Work to do
Starting at the first line of the listing below, repeat each line up to and including the one containing "</script></body></html>". Leave out pictures.

_ _ _ _ _

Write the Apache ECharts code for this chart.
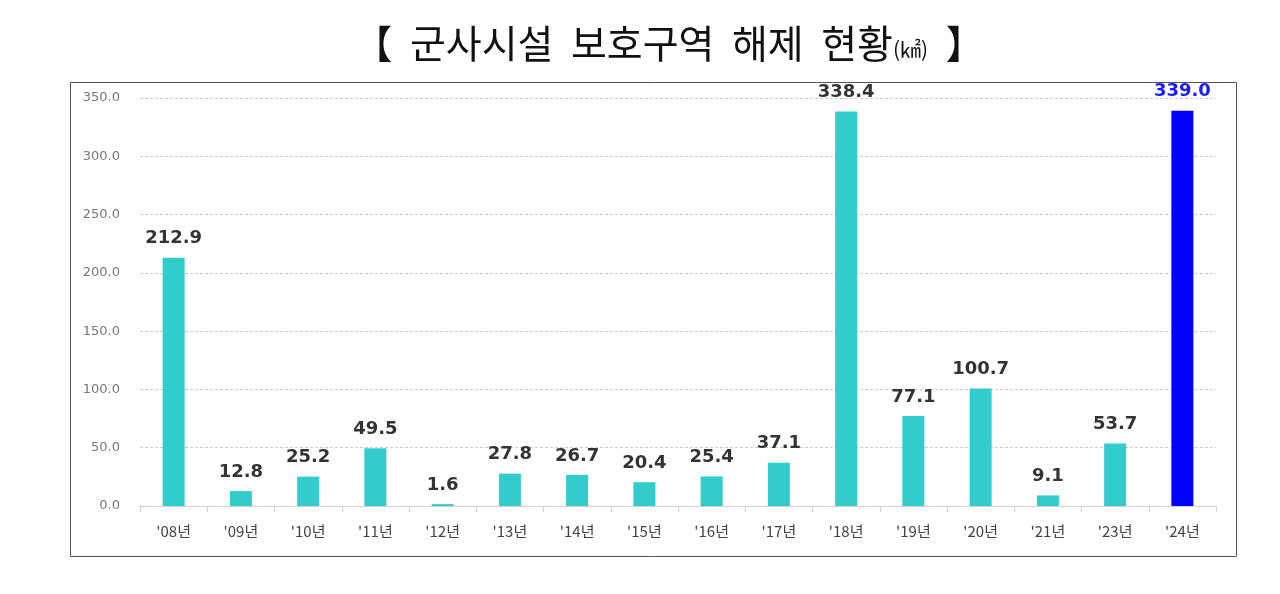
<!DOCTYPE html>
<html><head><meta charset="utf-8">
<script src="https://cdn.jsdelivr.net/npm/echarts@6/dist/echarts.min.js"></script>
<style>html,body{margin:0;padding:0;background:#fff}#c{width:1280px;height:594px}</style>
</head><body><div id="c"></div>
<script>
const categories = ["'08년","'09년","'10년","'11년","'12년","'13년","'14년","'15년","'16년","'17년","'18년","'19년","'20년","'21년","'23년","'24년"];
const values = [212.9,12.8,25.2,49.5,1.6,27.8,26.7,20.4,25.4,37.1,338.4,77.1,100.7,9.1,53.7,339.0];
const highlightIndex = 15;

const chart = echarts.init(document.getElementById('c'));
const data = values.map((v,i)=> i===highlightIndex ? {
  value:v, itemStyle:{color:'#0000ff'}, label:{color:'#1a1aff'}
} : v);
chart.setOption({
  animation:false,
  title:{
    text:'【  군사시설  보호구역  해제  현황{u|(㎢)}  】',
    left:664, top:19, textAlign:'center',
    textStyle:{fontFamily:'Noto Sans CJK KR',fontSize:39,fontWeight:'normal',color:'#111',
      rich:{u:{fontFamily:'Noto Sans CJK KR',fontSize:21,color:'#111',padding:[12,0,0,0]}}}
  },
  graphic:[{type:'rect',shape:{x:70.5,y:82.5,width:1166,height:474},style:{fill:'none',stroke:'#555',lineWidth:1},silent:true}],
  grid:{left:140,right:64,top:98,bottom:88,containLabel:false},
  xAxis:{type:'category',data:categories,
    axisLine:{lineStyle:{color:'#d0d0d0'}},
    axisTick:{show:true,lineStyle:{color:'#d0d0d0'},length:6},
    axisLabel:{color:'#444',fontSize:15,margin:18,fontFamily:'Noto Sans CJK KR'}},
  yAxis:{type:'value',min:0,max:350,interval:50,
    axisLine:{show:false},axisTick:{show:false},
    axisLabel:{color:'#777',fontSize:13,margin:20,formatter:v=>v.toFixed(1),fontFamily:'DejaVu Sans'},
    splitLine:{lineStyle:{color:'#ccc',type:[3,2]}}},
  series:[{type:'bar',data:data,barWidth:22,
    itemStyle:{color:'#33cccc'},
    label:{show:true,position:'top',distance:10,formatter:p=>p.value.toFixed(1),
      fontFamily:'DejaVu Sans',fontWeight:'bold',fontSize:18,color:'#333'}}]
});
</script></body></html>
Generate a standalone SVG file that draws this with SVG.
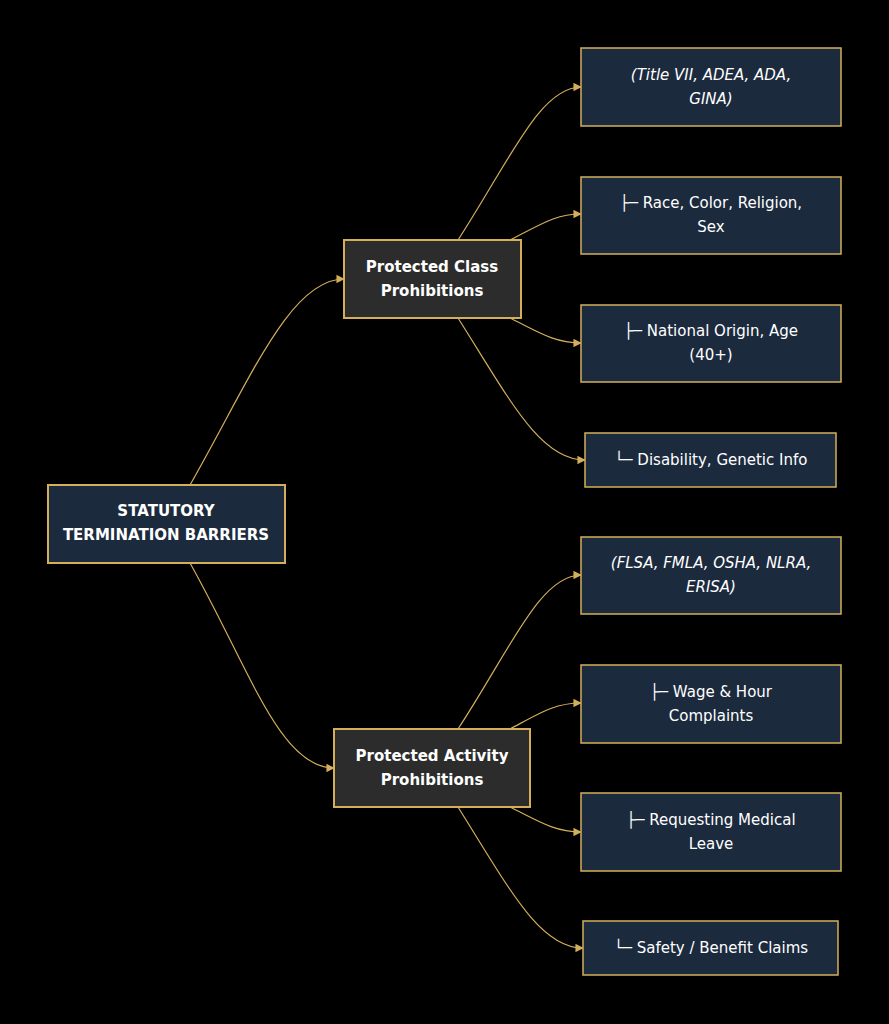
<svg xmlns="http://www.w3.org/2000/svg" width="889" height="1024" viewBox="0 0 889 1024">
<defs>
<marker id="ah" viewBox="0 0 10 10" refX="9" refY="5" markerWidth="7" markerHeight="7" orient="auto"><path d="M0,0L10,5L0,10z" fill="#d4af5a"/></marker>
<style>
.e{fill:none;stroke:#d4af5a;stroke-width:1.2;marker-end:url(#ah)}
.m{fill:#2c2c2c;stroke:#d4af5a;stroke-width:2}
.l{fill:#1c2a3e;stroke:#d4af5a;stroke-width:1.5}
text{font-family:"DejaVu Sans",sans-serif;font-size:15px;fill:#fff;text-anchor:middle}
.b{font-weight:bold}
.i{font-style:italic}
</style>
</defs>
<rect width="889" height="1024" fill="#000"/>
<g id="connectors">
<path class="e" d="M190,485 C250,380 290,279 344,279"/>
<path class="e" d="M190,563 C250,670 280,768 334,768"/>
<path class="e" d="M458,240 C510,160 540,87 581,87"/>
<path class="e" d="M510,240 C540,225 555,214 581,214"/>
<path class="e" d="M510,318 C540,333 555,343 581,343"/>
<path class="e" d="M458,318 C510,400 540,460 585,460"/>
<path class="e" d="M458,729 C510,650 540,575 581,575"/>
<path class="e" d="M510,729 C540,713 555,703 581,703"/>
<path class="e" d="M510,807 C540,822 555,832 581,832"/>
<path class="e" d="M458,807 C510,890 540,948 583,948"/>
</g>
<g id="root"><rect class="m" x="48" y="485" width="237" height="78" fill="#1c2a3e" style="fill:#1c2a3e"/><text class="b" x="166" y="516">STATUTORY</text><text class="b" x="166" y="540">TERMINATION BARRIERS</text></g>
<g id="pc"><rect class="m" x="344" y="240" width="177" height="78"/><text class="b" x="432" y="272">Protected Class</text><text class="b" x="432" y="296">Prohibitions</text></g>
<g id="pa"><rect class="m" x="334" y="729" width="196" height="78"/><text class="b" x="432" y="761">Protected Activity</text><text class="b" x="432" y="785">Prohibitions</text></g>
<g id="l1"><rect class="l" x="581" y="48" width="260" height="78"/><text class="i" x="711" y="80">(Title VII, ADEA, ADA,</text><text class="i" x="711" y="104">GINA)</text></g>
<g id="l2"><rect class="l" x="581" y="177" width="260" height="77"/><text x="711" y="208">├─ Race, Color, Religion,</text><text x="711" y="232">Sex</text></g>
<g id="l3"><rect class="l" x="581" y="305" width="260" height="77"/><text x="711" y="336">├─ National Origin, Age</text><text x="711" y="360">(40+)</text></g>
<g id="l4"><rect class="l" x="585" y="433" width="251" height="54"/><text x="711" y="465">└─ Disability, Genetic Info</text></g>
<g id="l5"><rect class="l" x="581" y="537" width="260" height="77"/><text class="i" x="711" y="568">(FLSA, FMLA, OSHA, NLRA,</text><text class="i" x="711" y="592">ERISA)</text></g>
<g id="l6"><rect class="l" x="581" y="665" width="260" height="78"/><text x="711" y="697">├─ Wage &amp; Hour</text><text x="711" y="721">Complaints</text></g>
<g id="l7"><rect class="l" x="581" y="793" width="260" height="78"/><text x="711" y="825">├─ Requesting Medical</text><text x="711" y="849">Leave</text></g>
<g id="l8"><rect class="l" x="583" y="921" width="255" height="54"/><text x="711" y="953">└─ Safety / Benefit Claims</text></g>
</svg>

_ _ _ _ _

Result for this exercise
Write the Apache ECharts code for this chart.
<!DOCTYPE html>
<html><head><meta charset="utf-8">
<script src="https://cdn.jsdelivr.net/npm/echarts@6/dist/echarts.min.js"></script>
<style>html,body{margin:0;padding:0;background:#fff}#c{width:1280px;height:594px}</style>
</head><body><div id="c"></div>
<script>
const categories = ["'08년","'09년","'10년","'11년","'12년","'13년","'14년","'15년","'16년","'17년","'18년","'19년","'20년","'21년","'23년","'24년"];
const values = [212.9,12.8,25.2,49.5,1.6,27.8,26.7,20.4,25.4,37.1,338.4,77.1,100.7,9.1,53.7,339.0];
const highlightIndex = 15;

const chart = echarts.init(document.getElementById('c'));
const data = values.map((v,i)=> i===highlightIndex ? {
  value:v, itemStyle:{color:'#0000ff'}, label:{color:'#1a1aff'}
} : v);
chart.setOption({
  animation:false,
  title:{
    text:'【  군사시설  보호구역  해제  현황{u|(㎢)}  】',
    left:664, top:19, textAlign:'center',
    textStyle:{fontFamily:'Noto Sans CJK KR',fontSize:39,fontWeight:'normal',color:'#111',
      rich:{u:{fontFamily:'Noto Sans CJK KR',fontSize:21,color:'#111',padding:[12,0,0,0]}}}
  },
  graphic:[{type:'rect',shape:{x:70.5,y:82.5,width:1166,height:474},style:{fill:'none',stroke:'#555',lineWidth:1},silent:true}],
  grid:{left:140,right:64,top:98,bottom:88,containLabel:false},
  xAxis:{type:'category',data:categories,
    axisLine:{lineStyle:{color:'#d0d0d0'}},
    axisTick:{show:true,lineStyle:{color:'#d0d0d0'},length:6},
    axisLabel:{color:'#444',fontSize:15,margin:18,fontFamily:'Noto Sans CJK KR'}},
  yAxis:{type:'value',min:0,max:350,interval:50,
    axisLine:{show:false},axisTick:{show:false},
    axisLabel:{color:'#777',fontSize:13,margin:20,formatter:v=>v.toFixed(1),fontFamily:'DejaVu Sans'},
    splitLine:{lineStyle:{color:'#ccc',type:[3,2]}}},
  series:[{type:'bar',data:data,barWidth:22,
    itemStyle:{color:'#33cccc'},
    label:{show:true,position:'top',distance:10,formatter:p=>p.value.toFixed(1),
      fontFamily:'DejaVu Sans',fontWeight:'bold',fontSize:18,color:'#333'}}]
});
</script></body></html>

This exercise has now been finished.